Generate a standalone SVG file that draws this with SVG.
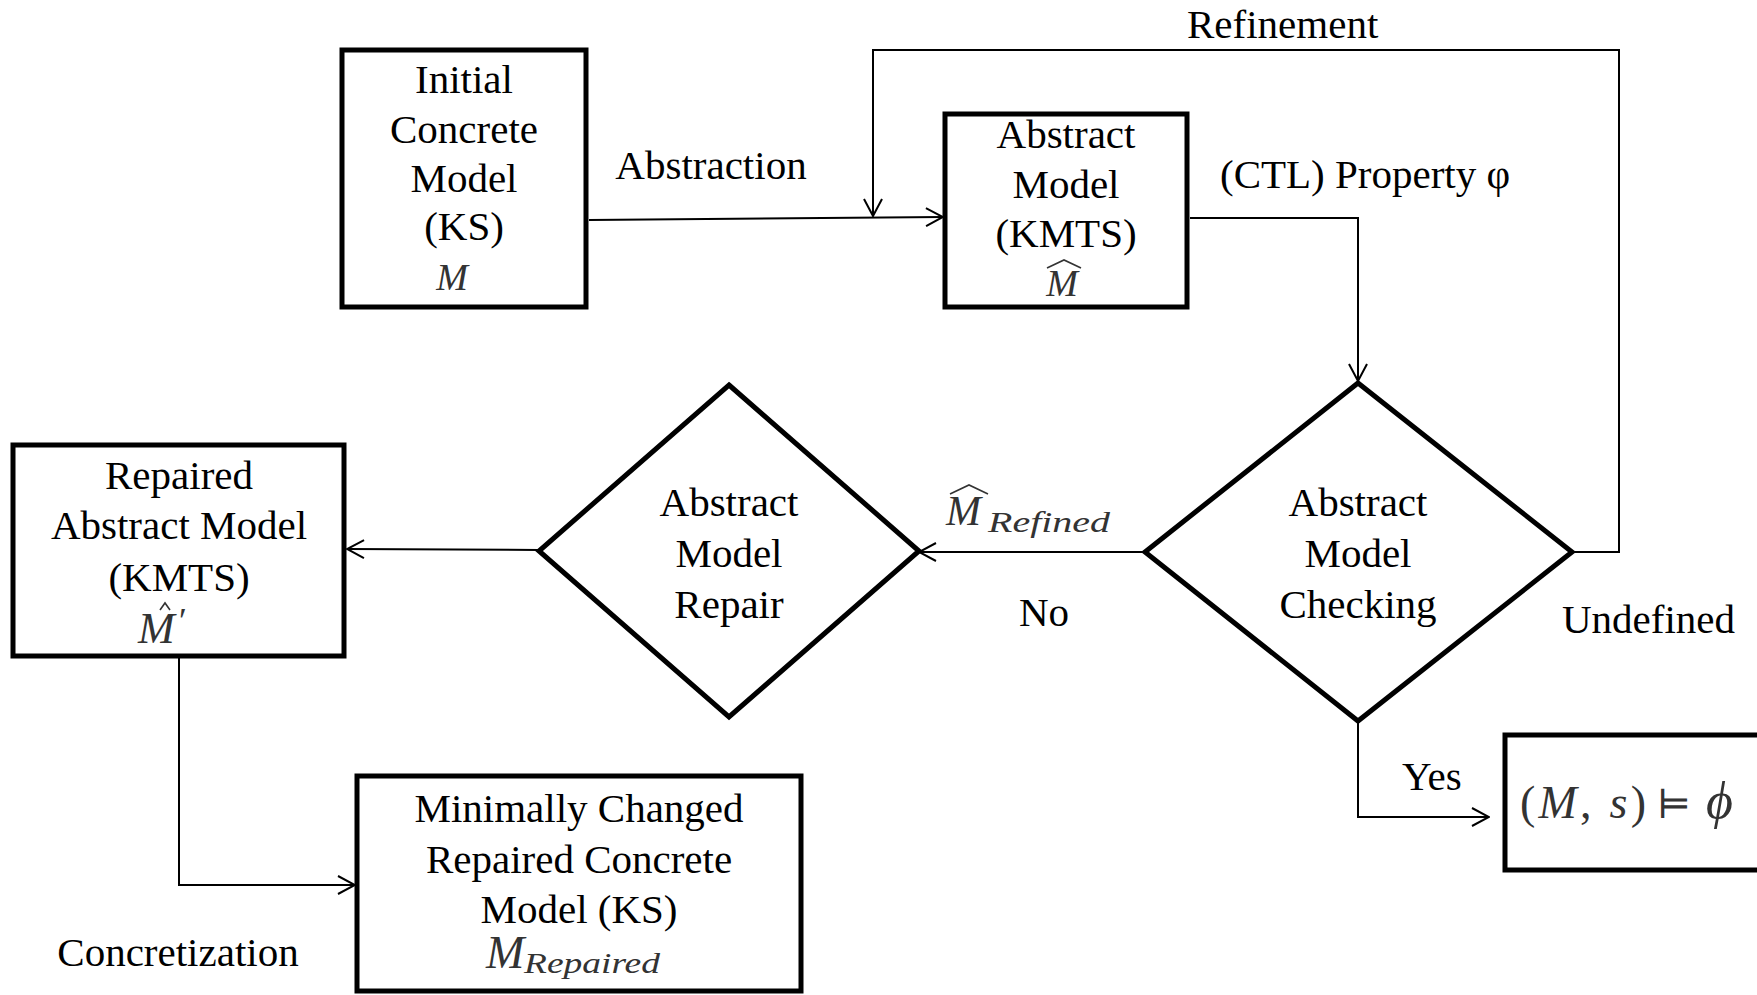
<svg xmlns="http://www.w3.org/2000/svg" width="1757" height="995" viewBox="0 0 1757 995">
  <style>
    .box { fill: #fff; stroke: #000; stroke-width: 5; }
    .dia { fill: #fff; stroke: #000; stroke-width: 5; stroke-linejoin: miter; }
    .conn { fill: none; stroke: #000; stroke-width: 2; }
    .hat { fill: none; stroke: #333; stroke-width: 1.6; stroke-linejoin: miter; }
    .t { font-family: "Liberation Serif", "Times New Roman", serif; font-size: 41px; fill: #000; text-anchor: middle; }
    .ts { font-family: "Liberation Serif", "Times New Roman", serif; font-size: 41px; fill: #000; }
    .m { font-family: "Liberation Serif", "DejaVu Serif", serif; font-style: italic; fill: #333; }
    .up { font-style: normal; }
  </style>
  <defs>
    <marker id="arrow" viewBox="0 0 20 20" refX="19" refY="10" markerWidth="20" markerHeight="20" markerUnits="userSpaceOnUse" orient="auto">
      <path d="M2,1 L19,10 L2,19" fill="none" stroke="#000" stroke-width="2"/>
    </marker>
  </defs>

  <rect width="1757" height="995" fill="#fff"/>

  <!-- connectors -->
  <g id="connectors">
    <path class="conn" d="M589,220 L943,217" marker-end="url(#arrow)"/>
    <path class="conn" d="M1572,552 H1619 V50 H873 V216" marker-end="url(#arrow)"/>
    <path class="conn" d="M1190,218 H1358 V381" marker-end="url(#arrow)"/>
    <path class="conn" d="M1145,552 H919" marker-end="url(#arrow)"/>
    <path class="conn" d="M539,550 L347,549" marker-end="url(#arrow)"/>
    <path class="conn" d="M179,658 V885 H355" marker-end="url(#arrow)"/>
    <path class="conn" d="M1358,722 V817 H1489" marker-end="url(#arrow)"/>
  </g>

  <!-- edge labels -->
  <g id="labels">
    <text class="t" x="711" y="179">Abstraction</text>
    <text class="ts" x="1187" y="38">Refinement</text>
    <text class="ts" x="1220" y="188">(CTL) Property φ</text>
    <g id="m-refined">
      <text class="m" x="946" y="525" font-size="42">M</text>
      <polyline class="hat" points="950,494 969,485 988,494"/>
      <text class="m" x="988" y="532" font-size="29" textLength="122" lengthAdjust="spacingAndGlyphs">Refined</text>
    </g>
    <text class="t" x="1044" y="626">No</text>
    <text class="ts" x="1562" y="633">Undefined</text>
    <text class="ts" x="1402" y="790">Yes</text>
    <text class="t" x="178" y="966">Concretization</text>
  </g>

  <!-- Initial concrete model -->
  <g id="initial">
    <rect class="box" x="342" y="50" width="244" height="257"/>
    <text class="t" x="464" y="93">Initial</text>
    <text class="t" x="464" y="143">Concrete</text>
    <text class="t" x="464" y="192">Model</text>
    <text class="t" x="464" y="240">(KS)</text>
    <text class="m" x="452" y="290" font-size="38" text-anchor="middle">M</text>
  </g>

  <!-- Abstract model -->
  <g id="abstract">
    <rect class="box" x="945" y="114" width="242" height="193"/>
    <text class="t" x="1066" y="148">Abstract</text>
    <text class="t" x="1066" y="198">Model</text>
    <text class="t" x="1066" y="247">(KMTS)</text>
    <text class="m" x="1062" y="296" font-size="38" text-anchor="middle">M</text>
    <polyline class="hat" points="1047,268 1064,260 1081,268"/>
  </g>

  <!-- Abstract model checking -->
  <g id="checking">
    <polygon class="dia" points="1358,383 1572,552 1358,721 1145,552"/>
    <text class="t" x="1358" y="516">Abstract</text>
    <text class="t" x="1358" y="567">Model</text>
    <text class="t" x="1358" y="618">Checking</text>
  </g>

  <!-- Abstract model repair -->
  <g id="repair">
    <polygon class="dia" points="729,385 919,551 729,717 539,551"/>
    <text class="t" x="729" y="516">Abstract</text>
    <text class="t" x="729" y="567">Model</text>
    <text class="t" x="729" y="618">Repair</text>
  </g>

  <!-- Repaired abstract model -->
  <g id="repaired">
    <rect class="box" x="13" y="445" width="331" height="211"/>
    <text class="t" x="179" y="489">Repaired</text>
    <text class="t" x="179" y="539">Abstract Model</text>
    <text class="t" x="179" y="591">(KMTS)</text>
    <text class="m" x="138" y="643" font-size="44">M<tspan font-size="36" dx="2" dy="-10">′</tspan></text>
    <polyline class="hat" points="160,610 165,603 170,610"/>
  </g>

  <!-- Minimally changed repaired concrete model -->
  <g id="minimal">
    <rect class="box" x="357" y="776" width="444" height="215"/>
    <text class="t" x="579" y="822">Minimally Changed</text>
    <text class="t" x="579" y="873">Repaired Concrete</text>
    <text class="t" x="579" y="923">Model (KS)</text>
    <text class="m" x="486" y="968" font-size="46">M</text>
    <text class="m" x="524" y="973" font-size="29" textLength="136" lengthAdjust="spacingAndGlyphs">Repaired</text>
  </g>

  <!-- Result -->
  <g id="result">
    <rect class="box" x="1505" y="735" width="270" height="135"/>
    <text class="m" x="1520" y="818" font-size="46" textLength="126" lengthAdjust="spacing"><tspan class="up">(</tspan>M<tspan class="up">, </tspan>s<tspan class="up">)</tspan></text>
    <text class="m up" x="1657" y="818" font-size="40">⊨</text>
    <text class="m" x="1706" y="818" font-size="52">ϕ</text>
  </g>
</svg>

════════

Directions for this task
All the material shown above is to be copied exactly, with no pictures carried over.

Result of the exercise
Generate a standalone SVG file that draws this with SVG.
<svg xmlns="http://www.w3.org/2000/svg" width="1757" height="995" viewBox="0 0 1757 995">
  <style>
    .box { fill: #fff; stroke: #000; stroke-width: 5; }
    .dia { fill: #fff; stroke: #000; stroke-width: 5; stroke-linejoin: miter; }
    .conn { fill: none; stroke: #000; stroke-width: 2; }
    .hat { fill: none; stroke: #333; stroke-width: 1.6; stroke-linejoin: miter; }
    .t { font-family: "Liberation Serif", "Times New Roman", serif; font-size: 41px; fill: #000; text-anchor: middle; }
    .ts { font-family: "Liberation Serif", "Times New Roman", serif; font-size: 41px; fill: #000; }
    .m { font-family: "Liberation Serif", "DejaVu Serif", serif; font-style: italic; fill: #333; }
    .up { font-style: normal; }
  </style>
  <defs>
    <marker id="arrow" viewBox="0 0 20 20" refX="19" refY="10" markerWidth="20" markerHeight="20" markerUnits="userSpaceOnUse" orient="auto">
      <path d="M2,1 L19,10 L2,19" fill="none" stroke="#000" stroke-width="2"/>
    </marker>
  </defs>

  <rect width="1757" height="995" fill="#fff"/>

  <!-- connectors -->
  <g id="connectors">
    <path class="conn" d="M589,220 L943,217" marker-end="url(#arrow)"/>
    <path class="conn" d="M1572,552 H1619 V50 H873 V216" marker-end="url(#arrow)"/>
    <path class="conn" d="M1190,218 H1358 V381" marker-end="url(#arrow)"/>
    <path class="conn" d="M1145,552 H919" marker-end="url(#arrow)"/>
    <path class="conn" d="M539,550 L347,549" marker-end="url(#arrow)"/>
    <path class="conn" d="M179,658 V885 H355" marker-end="url(#arrow)"/>
    <path class="conn" d="M1358,722 V817 H1489" marker-end="url(#arrow)"/>
  </g>

  <!-- edge labels -->
  <g id="labels">
    <text class="t" x="711" y="179">Abstraction</text>
    <text class="ts" x="1187" y="38">Refinement</text>
    <text class="ts" x="1220" y="188">(CTL) Property φ</text>
    <g id="m-refined">
      <text class="m" x="946" y="525" font-size="42">M</text>
      <polyline class="hat" points="950,494 969,485 988,494"/>
      <text class="m" x="988" y="532" font-size="29" textLength="122" lengthAdjust="spacingAndGlyphs">Refined</text>
    </g>
    <text class="t" x="1044" y="626">No</text>
    <text class="ts" x="1562" y="633">Undefined</text>
    <text class="ts" x="1402" y="790">Yes</text>
    <text class="t" x="178" y="966">Concretization</text>
  </g>

  <!-- Initial concrete model -->
  <g id="initial">
    <rect class="box" x="342" y="50" width="244" height="257"/>
    <text class="t" x="464" y="93">Initial</text>
    <text class="t" x="464" y="143">Concrete</text>
    <text class="t" x="464" y="192">Model</text>
    <text class="t" x="464" y="240">(KS)</text>
    <text class="m" x="452" y="290" font-size="38" text-anchor="middle">M</text>
  </g>

  <!-- Abstract model -->
  <g id="abstract">
    <rect class="box" x="945" y="114" width="242" height="193"/>
    <text class="t" x="1066" y="148">Abstract</text>
    <text class="t" x="1066" y="198">Model</text>
    <text class="t" x="1066" y="247">(KMTS)</text>
    <text class="m" x="1062" y="296" font-size="38" text-anchor="middle">M</text>
    <polyline class="hat" points="1047,268 1064,260 1081,268"/>
  </g>

  <!-- Abstract model checking -->
  <g id="checking">
    <polygon class="dia" points="1358,383 1572,552 1358,721 1145,552"/>
    <text class="t" x="1358" y="516">Abstract</text>
    <text class="t" x="1358" y="567">Model</text>
    <text class="t" x="1358" y="618">Checking</text>
  </g>

  <!-- Abstract model repair -->
  <g id="repair">
    <polygon class="dia" points="729,385 919,551 729,717 539,551"/>
    <text class="t" x="729" y="516">Abstract</text>
    <text class="t" x="729" y="567">Model</text>
    <text class="t" x="729" y="618">Repair</text>
  </g>

  <!-- Repaired abstract model -->
  <g id="repaired">
    <rect class="box" x="13" y="445" width="331" height="211"/>
    <text class="t" x="179" y="489">Repaired</text>
    <text class="t" x="179" y="539">Abstract Model</text>
    <text class="t" x="179" y="591">(KMTS)</text>
    <text class="m" x="138" y="643" font-size="44">M<tspan font-size="36" dx="2" dy="-10">′</tspan></text>
    <polyline class="hat" points="160,610 165,603 170,610"/>
  </g>

  <!-- Minimally changed repaired concrete model -->
  <g id="minimal">
    <rect class="box" x="357" y="776" width="444" height="215"/>
    <text class="t" x="579" y="822">Minimally Changed</text>
    <text class="t" x="579" y="873">Repaired Concrete</text>
    <text class="t" x="579" y="923">Model (KS)</text>
    <text class="m" x="486" y="968" font-size="46">M</text>
    <text class="m" x="524" y="973" font-size="29" textLength="136" lengthAdjust="spacingAndGlyphs">Repaired</text>
  </g>

  <!-- Result -->
  <g id="result">
    <rect class="box" x="1505" y="735" width="270" height="135"/>
    <text class="m" x="1520" y="818" font-size="46" textLength="126" lengthAdjust="spacing"><tspan class="up">(</tspan>M<tspan class="up">, </tspan>s<tspan class="up">)</tspan></text>
    <text class="m up" x="1657" y="818" font-size="40">⊨</text>
    <text class="m" x="1706" y="818" font-size="52">ϕ</text>
  </g>
</svg>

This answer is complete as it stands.